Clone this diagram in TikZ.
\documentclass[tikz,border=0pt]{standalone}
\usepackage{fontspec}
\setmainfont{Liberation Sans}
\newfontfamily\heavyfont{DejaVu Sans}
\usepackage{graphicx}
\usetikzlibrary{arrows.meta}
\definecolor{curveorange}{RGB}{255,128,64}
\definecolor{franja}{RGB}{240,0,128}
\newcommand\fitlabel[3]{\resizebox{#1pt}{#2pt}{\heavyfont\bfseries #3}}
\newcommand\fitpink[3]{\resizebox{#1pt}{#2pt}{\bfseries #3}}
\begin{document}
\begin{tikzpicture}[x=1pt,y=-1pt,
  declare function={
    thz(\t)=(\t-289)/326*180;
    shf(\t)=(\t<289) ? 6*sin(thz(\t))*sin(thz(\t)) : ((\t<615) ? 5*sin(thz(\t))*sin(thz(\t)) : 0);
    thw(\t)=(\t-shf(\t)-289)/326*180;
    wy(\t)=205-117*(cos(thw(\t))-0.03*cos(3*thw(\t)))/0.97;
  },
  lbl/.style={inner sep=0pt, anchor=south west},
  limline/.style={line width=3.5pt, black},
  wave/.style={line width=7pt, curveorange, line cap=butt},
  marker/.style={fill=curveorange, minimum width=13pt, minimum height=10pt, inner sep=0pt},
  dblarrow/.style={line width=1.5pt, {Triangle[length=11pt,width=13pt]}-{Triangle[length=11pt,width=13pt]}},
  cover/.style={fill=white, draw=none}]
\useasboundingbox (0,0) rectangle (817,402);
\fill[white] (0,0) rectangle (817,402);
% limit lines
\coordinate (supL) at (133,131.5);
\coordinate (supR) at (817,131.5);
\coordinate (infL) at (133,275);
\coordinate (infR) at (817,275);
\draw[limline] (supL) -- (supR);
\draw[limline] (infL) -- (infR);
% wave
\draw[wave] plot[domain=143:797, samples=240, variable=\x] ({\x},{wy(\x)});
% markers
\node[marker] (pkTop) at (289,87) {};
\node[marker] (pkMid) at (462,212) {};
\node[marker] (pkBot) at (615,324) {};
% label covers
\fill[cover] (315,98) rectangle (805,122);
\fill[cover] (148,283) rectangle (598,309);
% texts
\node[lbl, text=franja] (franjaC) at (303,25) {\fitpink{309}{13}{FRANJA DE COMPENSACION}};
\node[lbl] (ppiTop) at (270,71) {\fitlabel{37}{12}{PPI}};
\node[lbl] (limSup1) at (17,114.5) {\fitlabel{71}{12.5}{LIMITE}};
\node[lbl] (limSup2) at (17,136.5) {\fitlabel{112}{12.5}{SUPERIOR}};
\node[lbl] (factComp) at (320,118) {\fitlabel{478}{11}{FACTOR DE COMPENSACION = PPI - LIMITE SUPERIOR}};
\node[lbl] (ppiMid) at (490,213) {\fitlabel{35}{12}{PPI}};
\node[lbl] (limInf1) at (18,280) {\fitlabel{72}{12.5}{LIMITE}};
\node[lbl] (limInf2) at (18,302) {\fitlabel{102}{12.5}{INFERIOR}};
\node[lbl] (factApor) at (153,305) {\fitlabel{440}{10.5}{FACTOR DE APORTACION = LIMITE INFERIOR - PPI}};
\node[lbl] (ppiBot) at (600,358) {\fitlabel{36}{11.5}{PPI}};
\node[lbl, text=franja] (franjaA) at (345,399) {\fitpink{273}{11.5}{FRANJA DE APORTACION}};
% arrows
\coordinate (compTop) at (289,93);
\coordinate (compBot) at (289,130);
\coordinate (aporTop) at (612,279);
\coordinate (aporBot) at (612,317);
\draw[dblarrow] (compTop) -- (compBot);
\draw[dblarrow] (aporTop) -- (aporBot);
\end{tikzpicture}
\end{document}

---+---

YOUR INSTRUCTIONS: Restate the data above word for word.

TASK RESULT:
Clone this diagram in TikZ.
\documentclass[tikz,border=0pt]{standalone}
\usepackage{fontspec}
\setmainfont{Liberation Sans}
\newfontfamily\heavyfont{DejaVu Sans}
\usepackage{graphicx}
\usetikzlibrary{arrows.meta}
\definecolor{curveorange}{RGB}{255,128,64}
\definecolor{franja}{RGB}{240,0,128}
\newcommand\fitlabel[3]{\resizebox{#1pt}{#2pt}{\heavyfont\bfseries #3}}
\newcommand\fitpink[3]{\resizebox{#1pt}{#2pt}{\bfseries #3}}
\begin{document}
\begin{tikzpicture}[x=1pt,y=-1pt,
  declare function={
    thz(\t)=(\t-289)/326*180;
    shf(\t)=(\t<289) ? 6*sin(thz(\t))*sin(thz(\t)) : ((\t<615) ? 5*sin(thz(\t))*sin(thz(\t)) : 0);
    thw(\t)=(\t-shf(\t)-289)/326*180;
    wy(\t)=205-117*(cos(thw(\t))-0.03*cos(3*thw(\t)))/0.97;
  },
  lbl/.style={inner sep=0pt, anchor=south west},
  limline/.style={line width=3.5pt, black},
  wave/.style={line width=7pt, curveorange, line cap=butt},
  marker/.style={fill=curveorange, minimum width=13pt, minimum height=10pt, inner sep=0pt},
  dblarrow/.style={line width=1.5pt, {Triangle[length=11pt,width=13pt]}-{Triangle[length=11pt,width=13pt]}},
  cover/.style={fill=white, draw=none}]
\useasboundingbox (0,0) rectangle (817,402);
\fill[white] (0,0) rectangle (817,402);
% limit lines
\coordinate (supL) at (133,131.5);
\coordinate (supR) at (817,131.5);
\coordinate (infL) at (133,275);
\coordinate (infR) at (817,275);
\draw[limline] (supL) -- (supR);
\draw[limline] (infL) -- (infR);
% wave
\draw[wave] plot[domain=143:797, samples=240, variable=\x] ({\x},{wy(\x)});
% markers
\node[marker] (pkTop) at (289,87) {};
\node[marker] (pkMid) at (462,212) {};
\node[marker] (pkBot) at (615,324) {};
% label covers
\fill[cover] (315,98) rectangle (805,122);
\fill[cover] (148,283) rectangle (598,309);
% texts
\node[lbl, text=franja] (franjaC) at (303,25) {\fitpink{309}{13}{FRANJA DE COMPENSACION}};
\node[lbl] (ppiTop) at (270,71) {\fitlabel{37}{12}{PPI}};
\node[lbl] (limSup1) at (17,114.5) {\fitlabel{71}{12.5}{LIMITE}};
\node[lbl] (limSup2) at (17,136.5) {\fitlabel{112}{12.5}{SUPERIOR}};
\node[lbl] (factComp) at (320,118) {\fitlabel{478}{11}{FACTOR DE COMPENSACION = PPI - LIMITE SUPERIOR}};
\node[lbl] (ppiMid) at (490,213) {\fitlabel{35}{12}{PPI}};
\node[lbl] (limInf1) at (18,280) {\fitlabel{72}{12.5}{LIMITE}};
\node[lbl] (limInf2) at (18,302) {\fitlabel{102}{12.5}{INFERIOR}};
\node[lbl] (factApor) at (153,305) {\fitlabel{440}{10.5}{FACTOR DE APORTACION = LIMITE INFERIOR - PPI}};
\node[lbl] (ppiBot) at (600,358) {\fitlabel{36}{11.5}{PPI}};
\node[lbl, text=franja] (franjaA) at (345,399) {\fitpink{273}{11.5}{FRANJA DE APORTACION}};
% arrows
\coordinate (compTop) at (289,93);
\coordinate (compBot) at (289,130);
\coordinate (aporTop) at (612,279);
\coordinate (aporBot) at (612,317);
\draw[dblarrow] (compTop) -- (compBot);
\draw[dblarrow] (aporTop) -- (aporBot);
\end{tikzpicture}
\end{document}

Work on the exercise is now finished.